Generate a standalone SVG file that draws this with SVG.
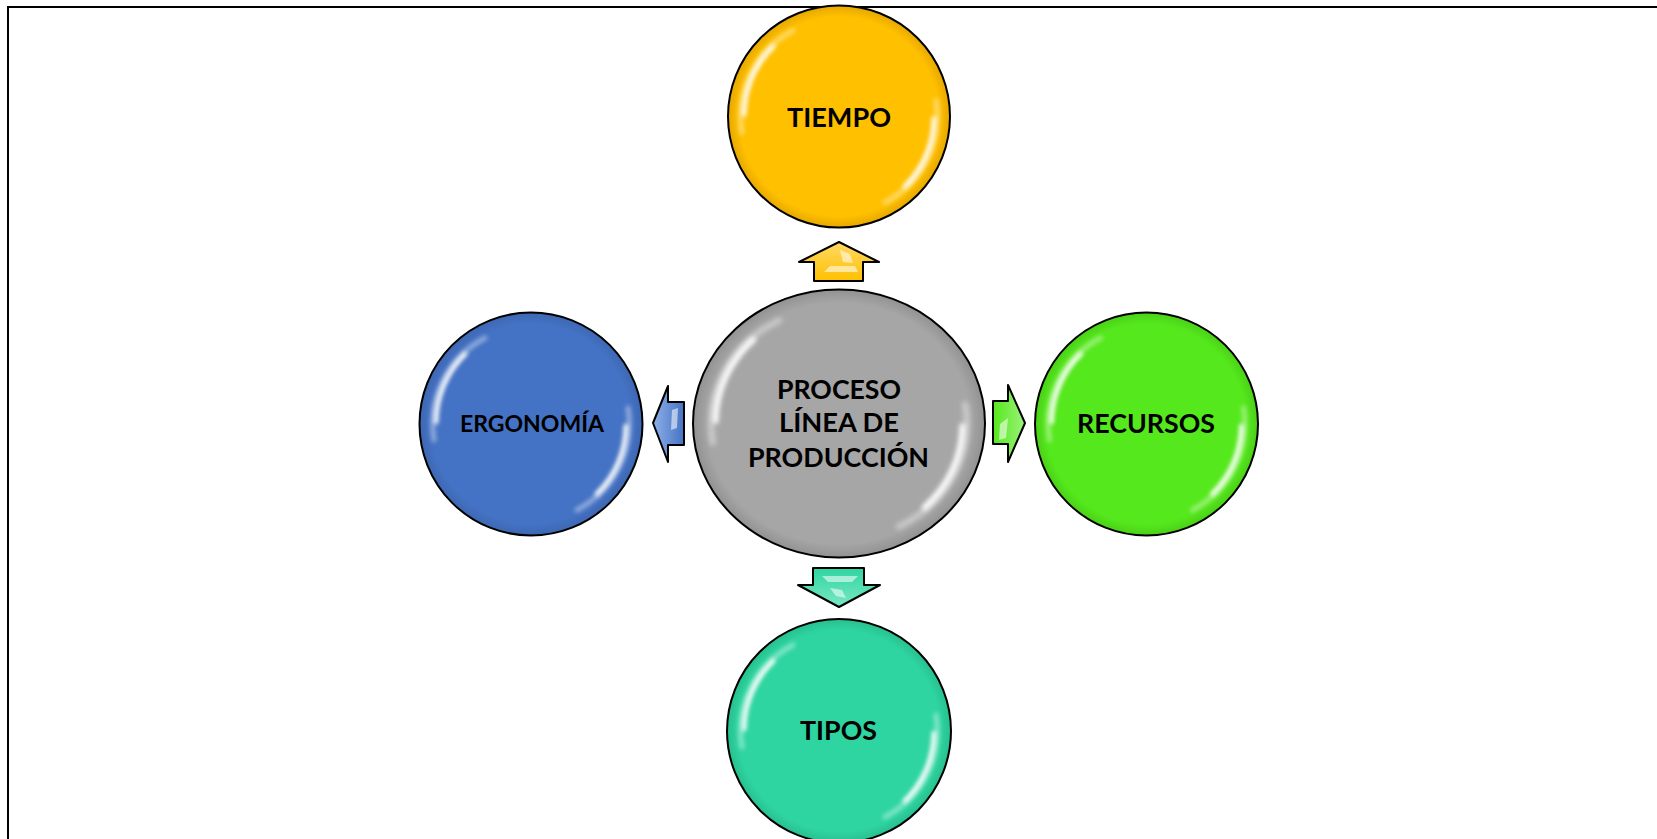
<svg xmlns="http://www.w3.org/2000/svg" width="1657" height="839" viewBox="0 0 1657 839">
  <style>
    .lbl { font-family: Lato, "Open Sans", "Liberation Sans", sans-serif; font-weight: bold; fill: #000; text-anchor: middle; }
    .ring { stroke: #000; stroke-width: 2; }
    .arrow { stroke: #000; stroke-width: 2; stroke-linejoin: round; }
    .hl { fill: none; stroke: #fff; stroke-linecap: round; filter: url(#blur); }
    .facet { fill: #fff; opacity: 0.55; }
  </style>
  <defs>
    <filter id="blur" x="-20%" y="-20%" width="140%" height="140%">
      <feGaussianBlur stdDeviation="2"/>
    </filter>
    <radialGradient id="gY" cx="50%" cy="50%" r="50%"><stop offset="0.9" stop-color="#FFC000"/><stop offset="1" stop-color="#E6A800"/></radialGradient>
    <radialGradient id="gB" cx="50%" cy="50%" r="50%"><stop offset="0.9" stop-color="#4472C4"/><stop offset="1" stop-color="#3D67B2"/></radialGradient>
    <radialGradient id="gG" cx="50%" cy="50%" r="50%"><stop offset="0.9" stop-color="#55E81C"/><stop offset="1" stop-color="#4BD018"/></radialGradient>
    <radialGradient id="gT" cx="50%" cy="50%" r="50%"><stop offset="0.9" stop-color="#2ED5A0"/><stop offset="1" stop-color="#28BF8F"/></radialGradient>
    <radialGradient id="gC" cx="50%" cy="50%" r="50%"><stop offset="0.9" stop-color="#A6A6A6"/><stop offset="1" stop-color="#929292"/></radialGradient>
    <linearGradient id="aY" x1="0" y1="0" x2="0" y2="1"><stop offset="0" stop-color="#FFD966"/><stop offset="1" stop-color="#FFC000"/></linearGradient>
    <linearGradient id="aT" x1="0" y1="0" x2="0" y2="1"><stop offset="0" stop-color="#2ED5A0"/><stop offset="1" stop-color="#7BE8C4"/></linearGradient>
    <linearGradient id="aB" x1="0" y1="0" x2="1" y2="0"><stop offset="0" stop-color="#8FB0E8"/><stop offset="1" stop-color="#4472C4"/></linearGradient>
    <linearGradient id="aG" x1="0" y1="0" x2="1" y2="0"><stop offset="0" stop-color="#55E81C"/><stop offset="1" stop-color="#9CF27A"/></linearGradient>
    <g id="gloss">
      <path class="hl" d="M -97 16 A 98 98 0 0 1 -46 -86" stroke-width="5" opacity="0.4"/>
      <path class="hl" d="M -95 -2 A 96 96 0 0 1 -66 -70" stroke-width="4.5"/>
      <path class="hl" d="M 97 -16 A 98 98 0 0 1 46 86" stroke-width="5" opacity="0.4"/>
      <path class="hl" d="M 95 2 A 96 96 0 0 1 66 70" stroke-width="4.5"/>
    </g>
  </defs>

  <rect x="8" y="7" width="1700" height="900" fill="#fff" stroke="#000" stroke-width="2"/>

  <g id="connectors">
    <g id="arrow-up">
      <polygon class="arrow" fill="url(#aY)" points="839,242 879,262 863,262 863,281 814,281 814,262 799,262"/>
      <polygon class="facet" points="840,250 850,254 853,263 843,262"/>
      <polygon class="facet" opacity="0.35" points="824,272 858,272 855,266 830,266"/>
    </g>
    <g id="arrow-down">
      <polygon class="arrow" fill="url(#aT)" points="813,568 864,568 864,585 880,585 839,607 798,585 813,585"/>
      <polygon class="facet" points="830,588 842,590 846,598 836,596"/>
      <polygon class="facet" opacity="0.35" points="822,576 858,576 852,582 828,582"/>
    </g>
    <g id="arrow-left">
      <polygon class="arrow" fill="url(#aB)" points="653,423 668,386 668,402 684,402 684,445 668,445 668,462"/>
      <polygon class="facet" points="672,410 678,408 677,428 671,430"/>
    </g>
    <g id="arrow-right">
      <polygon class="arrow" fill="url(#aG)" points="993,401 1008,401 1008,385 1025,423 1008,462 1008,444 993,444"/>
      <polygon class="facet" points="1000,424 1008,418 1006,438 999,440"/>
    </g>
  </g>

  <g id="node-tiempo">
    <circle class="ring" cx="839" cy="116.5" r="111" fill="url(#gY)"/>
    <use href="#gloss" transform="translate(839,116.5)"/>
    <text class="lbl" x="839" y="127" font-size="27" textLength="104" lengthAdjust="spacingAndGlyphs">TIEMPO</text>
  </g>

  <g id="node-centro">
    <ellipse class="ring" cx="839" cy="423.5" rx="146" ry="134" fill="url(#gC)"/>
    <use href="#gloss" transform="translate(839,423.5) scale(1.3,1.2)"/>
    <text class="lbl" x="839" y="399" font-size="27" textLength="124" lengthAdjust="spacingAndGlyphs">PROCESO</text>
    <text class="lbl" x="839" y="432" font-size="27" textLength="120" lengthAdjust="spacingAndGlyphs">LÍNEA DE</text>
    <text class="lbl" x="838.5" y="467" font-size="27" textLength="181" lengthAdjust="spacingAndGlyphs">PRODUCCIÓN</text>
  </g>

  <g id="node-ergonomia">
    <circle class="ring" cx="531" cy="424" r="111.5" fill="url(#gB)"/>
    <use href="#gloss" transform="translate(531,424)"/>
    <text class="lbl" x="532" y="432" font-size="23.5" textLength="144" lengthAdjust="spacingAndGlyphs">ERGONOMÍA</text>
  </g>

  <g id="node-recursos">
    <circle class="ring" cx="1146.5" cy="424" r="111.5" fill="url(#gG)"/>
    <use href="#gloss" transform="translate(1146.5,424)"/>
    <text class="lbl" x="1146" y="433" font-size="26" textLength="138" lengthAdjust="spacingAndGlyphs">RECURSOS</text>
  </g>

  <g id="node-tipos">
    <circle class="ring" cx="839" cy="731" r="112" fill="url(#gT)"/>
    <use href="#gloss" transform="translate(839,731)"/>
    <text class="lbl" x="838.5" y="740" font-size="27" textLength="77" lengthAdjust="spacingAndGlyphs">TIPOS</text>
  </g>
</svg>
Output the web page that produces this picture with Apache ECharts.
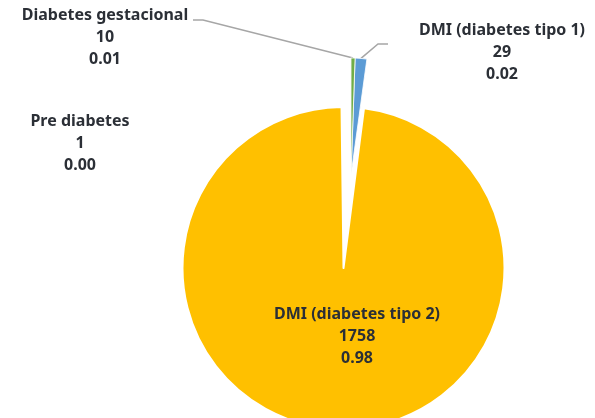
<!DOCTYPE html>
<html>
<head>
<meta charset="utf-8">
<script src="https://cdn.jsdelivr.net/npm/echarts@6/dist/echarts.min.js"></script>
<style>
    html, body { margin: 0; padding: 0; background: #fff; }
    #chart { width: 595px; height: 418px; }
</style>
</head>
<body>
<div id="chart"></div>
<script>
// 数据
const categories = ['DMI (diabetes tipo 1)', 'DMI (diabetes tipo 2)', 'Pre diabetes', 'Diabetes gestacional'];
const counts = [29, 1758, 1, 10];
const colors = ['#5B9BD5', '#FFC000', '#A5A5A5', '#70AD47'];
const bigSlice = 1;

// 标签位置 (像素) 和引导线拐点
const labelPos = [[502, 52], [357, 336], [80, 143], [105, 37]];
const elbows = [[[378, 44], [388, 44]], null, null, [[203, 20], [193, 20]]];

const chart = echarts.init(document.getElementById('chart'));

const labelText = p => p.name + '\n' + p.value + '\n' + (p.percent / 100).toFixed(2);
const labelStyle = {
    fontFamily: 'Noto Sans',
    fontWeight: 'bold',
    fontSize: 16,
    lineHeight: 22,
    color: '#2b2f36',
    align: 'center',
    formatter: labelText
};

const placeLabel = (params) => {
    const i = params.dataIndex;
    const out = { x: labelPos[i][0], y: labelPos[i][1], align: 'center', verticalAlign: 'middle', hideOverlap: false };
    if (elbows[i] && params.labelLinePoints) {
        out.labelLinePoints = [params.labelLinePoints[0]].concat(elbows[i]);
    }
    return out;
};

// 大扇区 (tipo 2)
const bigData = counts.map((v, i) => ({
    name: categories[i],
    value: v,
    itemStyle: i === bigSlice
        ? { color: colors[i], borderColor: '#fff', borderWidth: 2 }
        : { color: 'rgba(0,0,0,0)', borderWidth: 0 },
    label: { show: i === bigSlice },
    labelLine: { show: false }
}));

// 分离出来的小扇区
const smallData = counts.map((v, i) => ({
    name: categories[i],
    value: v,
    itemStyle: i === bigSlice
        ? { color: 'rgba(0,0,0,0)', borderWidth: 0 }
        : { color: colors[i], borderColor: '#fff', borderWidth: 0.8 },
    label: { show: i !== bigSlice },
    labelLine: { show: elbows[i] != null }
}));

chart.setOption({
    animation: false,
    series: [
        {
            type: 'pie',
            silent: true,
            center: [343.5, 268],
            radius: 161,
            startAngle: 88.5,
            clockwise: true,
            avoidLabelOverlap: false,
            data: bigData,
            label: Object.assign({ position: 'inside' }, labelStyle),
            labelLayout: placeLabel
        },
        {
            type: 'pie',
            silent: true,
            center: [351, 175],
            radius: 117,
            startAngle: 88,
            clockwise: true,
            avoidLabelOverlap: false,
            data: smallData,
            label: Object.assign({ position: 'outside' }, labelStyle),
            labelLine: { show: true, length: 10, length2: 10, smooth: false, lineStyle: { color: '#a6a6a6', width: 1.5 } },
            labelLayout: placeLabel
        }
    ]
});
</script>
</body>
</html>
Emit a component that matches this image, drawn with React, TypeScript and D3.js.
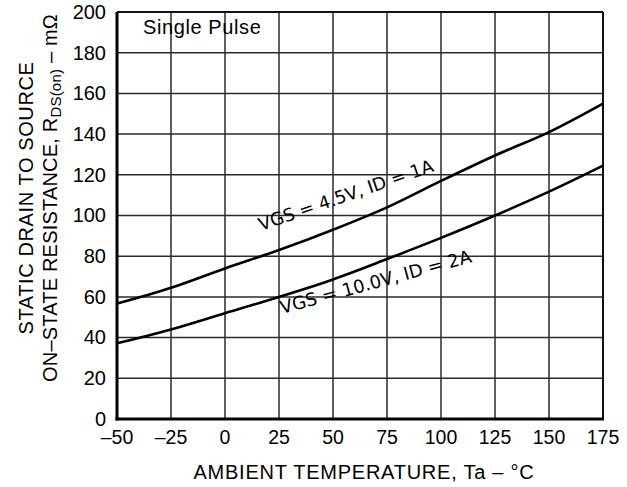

THE PROBLEM »
From the records above, copy every line that holds the word "this".

SOLUTION »
Generate a standalone SVG file that draws this with SVG.
Output the web page that produces this picture with Apache ECharts.
Emit a component that matches this image, drawn with React, TypeScript and D3.js.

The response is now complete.